:: What is required ::
Below, find the line containing "Convert this chart to Bokeh code." and the line containing "from bokeh.resources import INLINE"; reproduce exactly those two and every line between them, omitting pictures.

** START Material for this exercise **

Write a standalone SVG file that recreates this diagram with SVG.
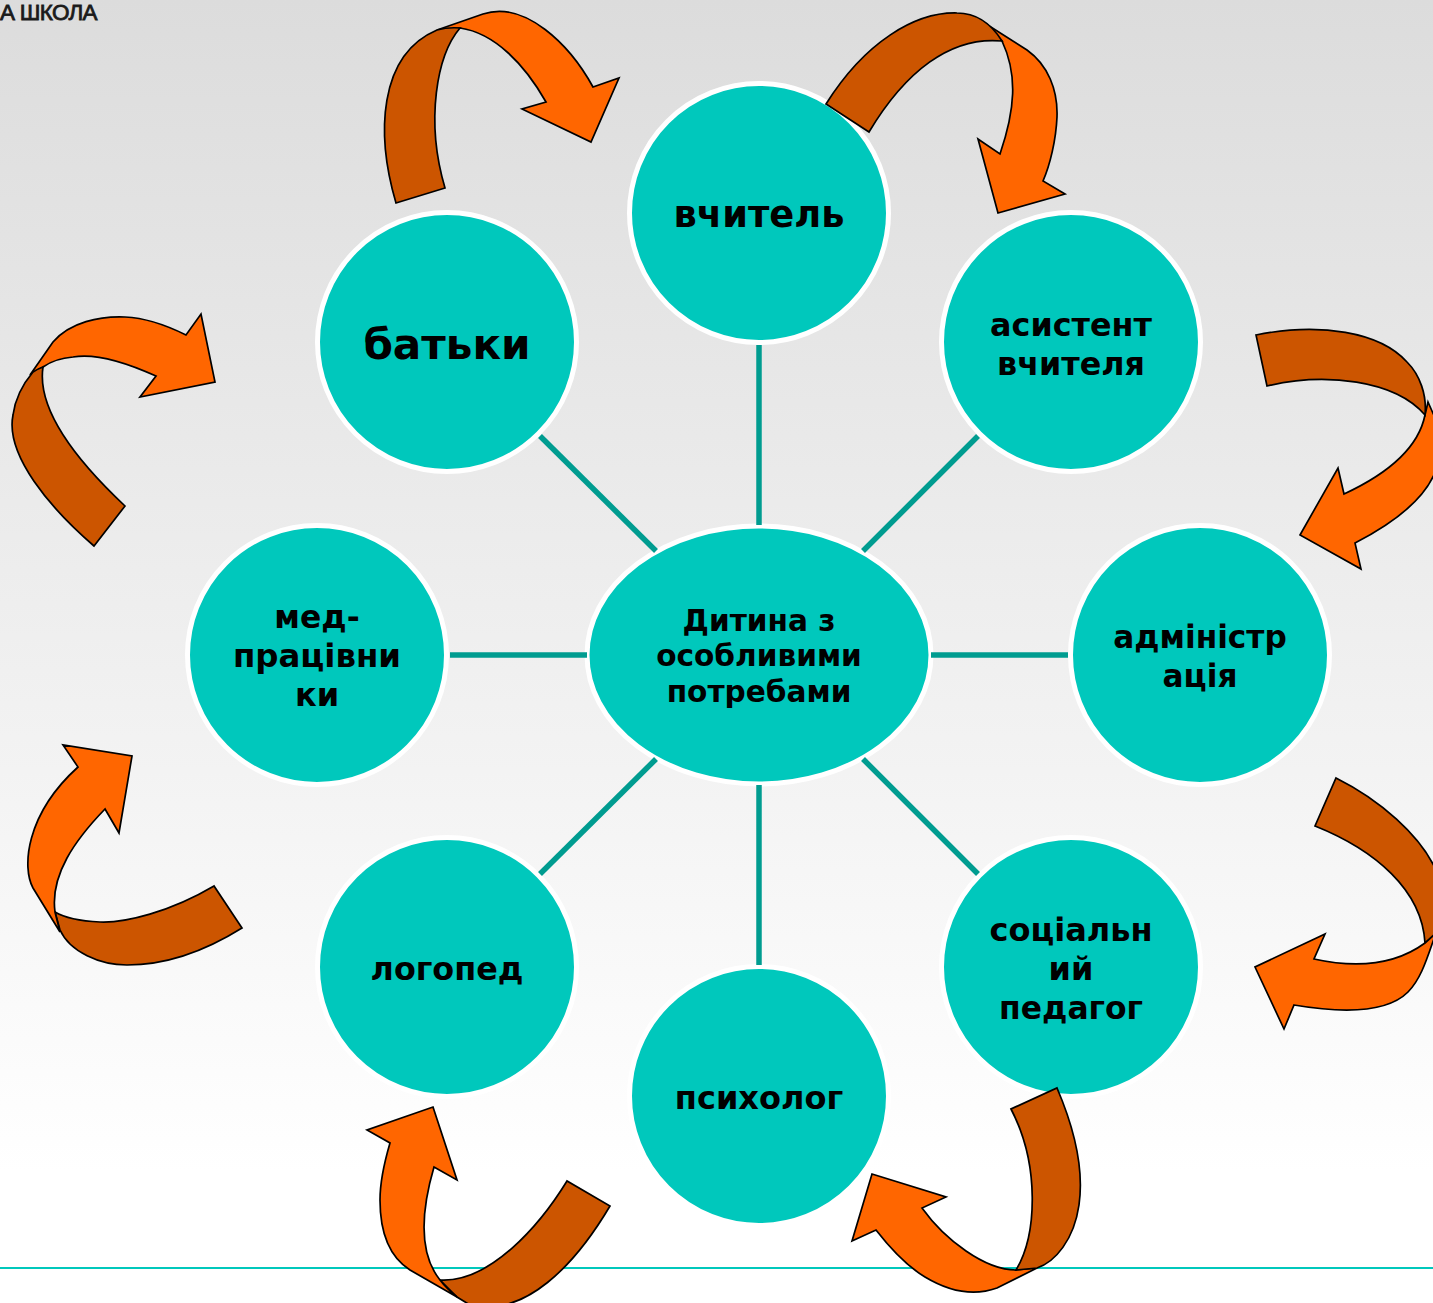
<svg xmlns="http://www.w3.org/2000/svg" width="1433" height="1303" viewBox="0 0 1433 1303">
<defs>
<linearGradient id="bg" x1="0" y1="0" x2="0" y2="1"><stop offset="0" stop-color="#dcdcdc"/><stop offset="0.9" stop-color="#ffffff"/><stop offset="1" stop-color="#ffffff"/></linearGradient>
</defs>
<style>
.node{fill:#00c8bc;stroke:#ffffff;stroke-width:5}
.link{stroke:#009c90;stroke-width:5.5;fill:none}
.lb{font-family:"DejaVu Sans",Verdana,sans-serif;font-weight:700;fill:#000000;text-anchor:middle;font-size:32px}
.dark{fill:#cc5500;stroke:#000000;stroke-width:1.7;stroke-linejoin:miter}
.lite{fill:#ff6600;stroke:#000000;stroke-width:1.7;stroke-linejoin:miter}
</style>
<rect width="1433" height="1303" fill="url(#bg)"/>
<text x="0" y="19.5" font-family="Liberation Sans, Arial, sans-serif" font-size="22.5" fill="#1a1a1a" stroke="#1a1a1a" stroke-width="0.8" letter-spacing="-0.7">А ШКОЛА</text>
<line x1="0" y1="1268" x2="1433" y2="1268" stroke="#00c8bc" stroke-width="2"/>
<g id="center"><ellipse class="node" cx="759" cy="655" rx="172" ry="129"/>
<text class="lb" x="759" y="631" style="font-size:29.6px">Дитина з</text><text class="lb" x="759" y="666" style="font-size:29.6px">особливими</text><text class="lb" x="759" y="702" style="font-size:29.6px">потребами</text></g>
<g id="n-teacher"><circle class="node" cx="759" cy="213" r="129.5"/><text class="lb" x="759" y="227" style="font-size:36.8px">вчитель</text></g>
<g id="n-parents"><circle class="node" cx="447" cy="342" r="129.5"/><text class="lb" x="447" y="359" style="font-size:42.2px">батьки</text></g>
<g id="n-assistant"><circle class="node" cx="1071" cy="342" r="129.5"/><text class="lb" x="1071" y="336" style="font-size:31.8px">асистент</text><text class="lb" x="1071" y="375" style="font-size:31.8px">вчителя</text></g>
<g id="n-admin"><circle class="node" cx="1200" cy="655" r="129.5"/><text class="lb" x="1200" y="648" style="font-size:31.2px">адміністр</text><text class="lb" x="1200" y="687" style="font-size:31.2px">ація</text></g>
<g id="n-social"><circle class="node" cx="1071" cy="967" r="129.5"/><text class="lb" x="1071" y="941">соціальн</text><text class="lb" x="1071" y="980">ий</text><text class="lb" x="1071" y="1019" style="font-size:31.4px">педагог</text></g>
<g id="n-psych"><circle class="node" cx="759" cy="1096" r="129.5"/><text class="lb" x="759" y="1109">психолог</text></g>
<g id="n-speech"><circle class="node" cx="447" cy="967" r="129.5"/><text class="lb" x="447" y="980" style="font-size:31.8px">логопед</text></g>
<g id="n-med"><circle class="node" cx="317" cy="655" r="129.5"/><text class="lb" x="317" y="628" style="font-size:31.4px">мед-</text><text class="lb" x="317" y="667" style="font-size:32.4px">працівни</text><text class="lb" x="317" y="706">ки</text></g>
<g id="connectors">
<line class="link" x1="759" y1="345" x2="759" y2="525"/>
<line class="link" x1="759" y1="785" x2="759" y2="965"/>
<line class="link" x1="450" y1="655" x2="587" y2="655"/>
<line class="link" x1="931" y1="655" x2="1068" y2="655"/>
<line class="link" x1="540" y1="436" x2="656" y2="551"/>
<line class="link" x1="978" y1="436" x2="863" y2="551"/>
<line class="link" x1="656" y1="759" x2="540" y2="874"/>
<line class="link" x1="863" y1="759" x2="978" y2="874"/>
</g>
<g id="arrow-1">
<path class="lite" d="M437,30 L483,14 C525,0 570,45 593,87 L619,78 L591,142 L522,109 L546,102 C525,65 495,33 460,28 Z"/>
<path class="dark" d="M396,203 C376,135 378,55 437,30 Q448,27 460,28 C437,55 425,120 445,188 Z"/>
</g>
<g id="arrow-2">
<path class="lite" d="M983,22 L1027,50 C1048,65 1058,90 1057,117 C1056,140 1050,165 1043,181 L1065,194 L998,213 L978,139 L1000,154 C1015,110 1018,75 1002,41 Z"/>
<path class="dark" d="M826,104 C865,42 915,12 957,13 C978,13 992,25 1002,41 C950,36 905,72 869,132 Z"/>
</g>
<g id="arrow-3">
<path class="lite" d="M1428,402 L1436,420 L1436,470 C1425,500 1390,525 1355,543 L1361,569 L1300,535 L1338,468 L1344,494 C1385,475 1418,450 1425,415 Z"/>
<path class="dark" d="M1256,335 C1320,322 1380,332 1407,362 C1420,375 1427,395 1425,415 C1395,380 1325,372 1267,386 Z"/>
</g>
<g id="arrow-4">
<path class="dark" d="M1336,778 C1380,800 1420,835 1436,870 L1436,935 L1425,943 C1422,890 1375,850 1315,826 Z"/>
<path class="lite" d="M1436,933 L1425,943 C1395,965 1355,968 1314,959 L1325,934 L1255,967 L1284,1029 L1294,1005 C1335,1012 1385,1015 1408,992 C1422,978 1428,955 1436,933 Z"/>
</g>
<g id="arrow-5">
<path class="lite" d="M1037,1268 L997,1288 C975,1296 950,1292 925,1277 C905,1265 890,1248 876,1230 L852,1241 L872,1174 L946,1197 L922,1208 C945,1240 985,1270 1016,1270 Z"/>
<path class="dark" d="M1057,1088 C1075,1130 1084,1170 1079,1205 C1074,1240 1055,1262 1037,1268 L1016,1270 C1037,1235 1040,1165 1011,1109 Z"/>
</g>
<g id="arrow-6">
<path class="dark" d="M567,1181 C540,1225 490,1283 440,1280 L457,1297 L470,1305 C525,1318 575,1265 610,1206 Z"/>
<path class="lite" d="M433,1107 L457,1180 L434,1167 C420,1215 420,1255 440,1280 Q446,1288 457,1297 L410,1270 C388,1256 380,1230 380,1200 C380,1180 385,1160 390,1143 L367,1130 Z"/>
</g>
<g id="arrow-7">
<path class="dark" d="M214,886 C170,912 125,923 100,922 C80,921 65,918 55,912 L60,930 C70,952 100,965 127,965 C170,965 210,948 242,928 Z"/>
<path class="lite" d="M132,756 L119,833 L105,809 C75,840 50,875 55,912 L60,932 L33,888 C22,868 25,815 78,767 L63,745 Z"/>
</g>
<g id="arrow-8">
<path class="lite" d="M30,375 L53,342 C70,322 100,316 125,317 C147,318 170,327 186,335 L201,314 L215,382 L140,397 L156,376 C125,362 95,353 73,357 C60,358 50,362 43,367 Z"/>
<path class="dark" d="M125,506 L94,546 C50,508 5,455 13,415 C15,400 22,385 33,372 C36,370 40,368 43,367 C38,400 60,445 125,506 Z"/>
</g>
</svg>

** END Material for this exercise **
** START Material for this exercise **

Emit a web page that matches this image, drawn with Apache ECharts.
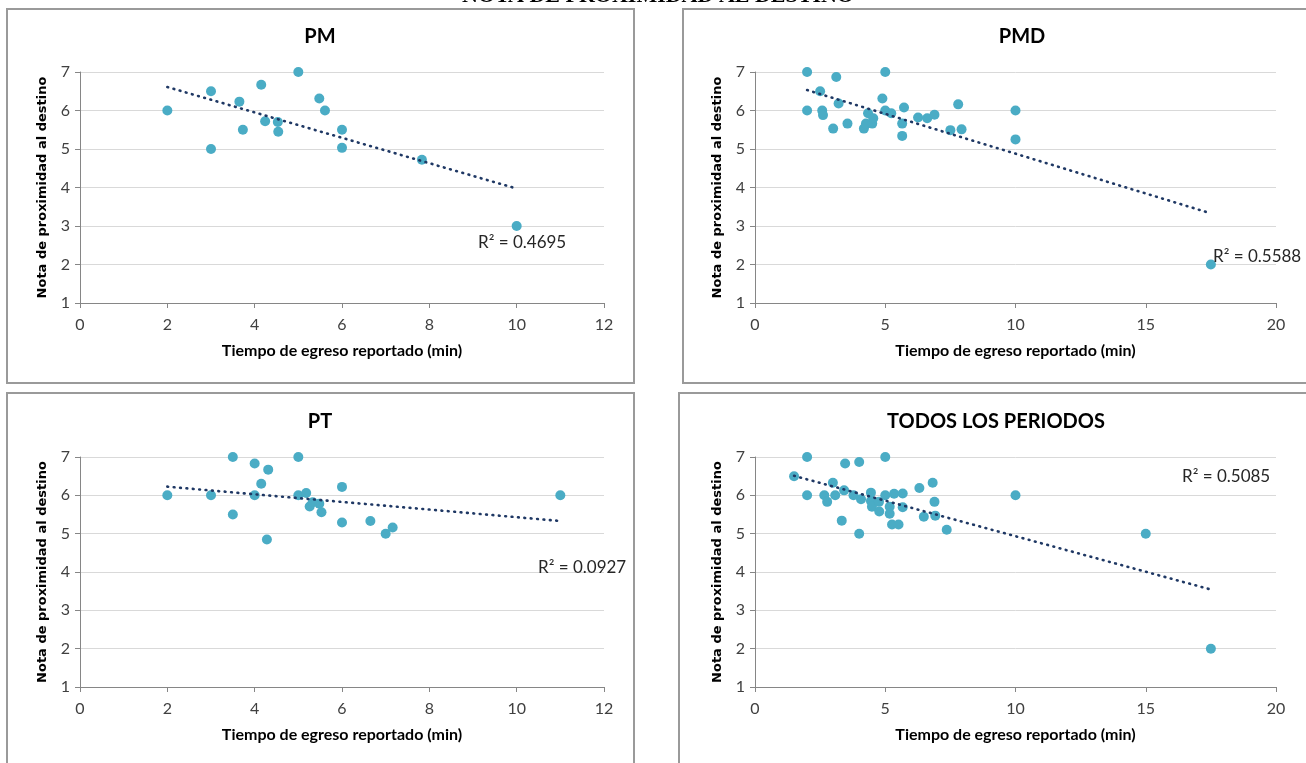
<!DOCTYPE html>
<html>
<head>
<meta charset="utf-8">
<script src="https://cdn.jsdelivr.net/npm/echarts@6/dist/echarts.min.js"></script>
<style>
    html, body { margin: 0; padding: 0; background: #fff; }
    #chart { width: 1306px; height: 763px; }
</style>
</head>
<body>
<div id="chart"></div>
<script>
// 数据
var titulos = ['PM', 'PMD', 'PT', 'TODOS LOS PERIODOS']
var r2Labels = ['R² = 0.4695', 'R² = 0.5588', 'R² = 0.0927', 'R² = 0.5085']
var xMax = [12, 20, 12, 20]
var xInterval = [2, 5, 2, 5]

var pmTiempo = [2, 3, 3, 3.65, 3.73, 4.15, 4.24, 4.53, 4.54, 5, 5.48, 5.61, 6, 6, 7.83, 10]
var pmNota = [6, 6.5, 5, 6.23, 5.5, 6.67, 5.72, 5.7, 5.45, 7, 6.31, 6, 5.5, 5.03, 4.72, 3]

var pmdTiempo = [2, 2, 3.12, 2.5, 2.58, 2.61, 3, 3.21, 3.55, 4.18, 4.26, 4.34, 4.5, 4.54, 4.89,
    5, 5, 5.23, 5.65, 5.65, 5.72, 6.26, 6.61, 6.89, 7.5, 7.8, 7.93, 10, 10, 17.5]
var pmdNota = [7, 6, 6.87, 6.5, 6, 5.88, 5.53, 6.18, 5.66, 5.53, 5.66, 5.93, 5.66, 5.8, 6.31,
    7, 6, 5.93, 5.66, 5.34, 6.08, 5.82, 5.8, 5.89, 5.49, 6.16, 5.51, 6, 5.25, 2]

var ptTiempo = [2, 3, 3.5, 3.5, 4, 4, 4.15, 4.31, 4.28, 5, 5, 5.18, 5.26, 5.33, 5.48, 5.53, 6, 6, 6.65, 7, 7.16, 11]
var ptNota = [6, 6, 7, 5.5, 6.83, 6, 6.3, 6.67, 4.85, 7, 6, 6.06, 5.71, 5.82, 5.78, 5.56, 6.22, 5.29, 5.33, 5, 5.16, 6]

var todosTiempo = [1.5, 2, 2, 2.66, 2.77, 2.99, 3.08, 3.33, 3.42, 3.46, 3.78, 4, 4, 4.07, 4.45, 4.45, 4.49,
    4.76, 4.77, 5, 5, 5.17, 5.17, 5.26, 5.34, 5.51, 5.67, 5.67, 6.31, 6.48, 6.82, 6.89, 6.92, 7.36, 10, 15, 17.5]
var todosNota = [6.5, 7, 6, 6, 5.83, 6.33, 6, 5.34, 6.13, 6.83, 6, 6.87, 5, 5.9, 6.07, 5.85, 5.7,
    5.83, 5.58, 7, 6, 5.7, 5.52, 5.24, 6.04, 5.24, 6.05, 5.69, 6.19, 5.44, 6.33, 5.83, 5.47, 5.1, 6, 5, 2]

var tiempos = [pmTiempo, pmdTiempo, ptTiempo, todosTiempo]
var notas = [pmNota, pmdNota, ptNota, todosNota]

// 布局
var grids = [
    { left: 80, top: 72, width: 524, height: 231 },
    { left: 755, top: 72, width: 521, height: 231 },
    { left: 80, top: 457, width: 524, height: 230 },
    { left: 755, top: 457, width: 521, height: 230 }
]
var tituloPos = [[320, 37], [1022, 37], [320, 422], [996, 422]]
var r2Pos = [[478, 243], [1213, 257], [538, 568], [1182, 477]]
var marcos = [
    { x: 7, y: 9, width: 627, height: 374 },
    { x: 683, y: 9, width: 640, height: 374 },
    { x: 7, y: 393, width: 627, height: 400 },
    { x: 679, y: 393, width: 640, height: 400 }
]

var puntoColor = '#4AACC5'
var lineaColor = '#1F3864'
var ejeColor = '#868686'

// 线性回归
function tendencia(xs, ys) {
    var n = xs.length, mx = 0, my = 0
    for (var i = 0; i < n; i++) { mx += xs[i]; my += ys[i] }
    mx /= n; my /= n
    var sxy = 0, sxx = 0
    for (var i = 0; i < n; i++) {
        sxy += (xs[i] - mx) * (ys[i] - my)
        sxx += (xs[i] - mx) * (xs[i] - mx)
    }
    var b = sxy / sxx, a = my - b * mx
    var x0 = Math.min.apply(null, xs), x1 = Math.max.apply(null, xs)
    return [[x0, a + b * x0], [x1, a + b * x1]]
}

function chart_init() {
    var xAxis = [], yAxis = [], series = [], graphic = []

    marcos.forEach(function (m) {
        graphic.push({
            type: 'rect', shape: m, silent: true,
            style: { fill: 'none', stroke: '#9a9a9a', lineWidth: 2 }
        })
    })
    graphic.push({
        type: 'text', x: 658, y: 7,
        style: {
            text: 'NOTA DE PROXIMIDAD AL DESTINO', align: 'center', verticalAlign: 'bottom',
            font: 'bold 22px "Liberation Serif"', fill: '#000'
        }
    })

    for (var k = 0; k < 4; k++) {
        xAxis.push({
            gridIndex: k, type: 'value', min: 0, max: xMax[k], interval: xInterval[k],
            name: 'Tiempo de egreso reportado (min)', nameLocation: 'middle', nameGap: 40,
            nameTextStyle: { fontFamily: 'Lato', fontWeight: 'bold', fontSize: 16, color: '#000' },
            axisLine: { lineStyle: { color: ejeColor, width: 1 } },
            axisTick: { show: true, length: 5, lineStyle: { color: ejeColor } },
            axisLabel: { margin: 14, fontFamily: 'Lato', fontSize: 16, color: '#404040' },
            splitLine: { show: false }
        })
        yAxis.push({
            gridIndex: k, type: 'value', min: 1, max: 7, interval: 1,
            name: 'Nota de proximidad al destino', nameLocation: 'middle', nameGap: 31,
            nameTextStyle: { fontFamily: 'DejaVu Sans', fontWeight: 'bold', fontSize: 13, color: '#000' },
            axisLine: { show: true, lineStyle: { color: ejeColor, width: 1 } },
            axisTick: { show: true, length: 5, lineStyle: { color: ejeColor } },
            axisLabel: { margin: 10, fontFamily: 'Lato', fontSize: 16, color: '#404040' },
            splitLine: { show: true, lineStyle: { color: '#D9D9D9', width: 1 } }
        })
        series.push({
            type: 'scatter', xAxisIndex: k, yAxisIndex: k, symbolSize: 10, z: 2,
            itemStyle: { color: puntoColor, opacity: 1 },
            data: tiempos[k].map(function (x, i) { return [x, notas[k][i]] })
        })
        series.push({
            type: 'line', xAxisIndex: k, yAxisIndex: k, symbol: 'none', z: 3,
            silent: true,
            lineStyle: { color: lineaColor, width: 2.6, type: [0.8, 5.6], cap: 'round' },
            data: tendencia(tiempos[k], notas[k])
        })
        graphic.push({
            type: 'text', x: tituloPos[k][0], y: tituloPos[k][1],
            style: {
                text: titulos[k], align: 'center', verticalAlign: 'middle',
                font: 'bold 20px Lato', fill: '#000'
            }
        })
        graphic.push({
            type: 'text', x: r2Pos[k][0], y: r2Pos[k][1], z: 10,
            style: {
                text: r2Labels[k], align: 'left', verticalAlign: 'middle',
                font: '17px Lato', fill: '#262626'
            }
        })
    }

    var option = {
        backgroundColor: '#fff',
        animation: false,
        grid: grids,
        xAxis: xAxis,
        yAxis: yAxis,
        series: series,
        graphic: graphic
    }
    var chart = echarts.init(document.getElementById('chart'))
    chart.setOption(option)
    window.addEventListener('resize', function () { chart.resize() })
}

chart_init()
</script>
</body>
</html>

** END Material for this exercise **
** START Material for this exercise **

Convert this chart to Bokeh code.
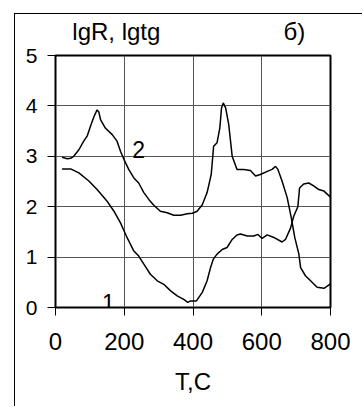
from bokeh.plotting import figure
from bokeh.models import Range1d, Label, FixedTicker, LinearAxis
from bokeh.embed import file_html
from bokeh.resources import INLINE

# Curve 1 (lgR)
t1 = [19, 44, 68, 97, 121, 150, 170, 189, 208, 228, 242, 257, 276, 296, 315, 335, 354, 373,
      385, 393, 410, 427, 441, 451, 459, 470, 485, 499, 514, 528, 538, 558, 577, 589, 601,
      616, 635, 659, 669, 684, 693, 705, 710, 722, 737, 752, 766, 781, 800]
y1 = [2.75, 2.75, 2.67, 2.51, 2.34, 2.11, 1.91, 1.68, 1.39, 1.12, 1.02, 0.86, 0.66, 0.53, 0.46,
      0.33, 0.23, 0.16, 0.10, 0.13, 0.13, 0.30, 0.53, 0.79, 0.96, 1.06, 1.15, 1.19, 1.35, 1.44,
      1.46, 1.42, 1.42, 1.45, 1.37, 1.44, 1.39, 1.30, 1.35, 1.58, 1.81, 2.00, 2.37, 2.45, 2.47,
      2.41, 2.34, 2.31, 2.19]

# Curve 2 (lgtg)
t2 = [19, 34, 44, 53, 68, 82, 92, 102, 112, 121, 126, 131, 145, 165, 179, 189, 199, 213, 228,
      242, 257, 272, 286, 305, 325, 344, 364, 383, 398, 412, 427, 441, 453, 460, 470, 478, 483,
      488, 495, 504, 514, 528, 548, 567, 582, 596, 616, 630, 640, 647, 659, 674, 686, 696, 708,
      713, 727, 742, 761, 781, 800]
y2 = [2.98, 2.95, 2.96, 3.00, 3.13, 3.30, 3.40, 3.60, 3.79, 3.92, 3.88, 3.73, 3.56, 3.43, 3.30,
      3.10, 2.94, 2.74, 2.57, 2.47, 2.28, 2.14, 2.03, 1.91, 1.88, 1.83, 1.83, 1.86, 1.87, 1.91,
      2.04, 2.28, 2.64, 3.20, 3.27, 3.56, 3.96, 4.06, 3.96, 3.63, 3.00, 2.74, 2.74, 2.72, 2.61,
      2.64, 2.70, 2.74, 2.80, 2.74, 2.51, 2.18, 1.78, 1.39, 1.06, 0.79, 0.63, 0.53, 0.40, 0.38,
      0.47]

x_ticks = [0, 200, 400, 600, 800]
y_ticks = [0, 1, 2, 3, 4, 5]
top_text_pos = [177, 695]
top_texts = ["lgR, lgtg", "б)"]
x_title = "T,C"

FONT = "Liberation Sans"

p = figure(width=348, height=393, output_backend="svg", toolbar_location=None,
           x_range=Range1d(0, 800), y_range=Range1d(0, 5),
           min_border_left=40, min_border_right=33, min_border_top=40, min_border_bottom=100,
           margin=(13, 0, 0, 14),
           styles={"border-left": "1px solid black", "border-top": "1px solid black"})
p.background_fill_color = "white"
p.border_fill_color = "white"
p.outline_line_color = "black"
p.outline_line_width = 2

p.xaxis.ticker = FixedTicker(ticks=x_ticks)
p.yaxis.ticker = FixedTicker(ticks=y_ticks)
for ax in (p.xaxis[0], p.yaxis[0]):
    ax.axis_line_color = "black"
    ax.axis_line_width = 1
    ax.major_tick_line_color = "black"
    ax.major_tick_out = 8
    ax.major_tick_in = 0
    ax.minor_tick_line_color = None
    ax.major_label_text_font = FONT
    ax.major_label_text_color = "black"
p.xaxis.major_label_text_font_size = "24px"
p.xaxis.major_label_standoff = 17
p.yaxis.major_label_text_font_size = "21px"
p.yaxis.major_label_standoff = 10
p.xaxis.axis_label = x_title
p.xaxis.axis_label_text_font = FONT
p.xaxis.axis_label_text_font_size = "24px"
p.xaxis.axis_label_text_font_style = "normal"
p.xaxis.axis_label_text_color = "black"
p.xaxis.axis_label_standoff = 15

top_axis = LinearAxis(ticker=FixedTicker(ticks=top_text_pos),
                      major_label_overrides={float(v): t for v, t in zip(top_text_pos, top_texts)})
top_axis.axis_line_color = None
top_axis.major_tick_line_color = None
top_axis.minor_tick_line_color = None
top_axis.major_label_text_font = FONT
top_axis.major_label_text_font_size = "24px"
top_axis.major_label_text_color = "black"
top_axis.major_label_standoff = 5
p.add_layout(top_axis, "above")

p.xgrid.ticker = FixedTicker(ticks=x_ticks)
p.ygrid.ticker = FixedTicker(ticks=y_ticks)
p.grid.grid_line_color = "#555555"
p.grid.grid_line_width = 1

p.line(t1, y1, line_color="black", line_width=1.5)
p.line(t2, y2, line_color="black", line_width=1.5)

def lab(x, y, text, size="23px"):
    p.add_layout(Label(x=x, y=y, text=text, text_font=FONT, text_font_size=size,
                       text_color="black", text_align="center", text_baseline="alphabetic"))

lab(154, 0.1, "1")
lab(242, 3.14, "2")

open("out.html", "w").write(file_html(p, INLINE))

** END Material for this exercise **

:: Result below ::
Convert this chart to Bokeh code.
from bokeh.plotting import figure
from bokeh.models import Range1d, Label, FixedTicker, LinearAxis
from bokeh.embed import file_html
from bokeh.resources import INLINE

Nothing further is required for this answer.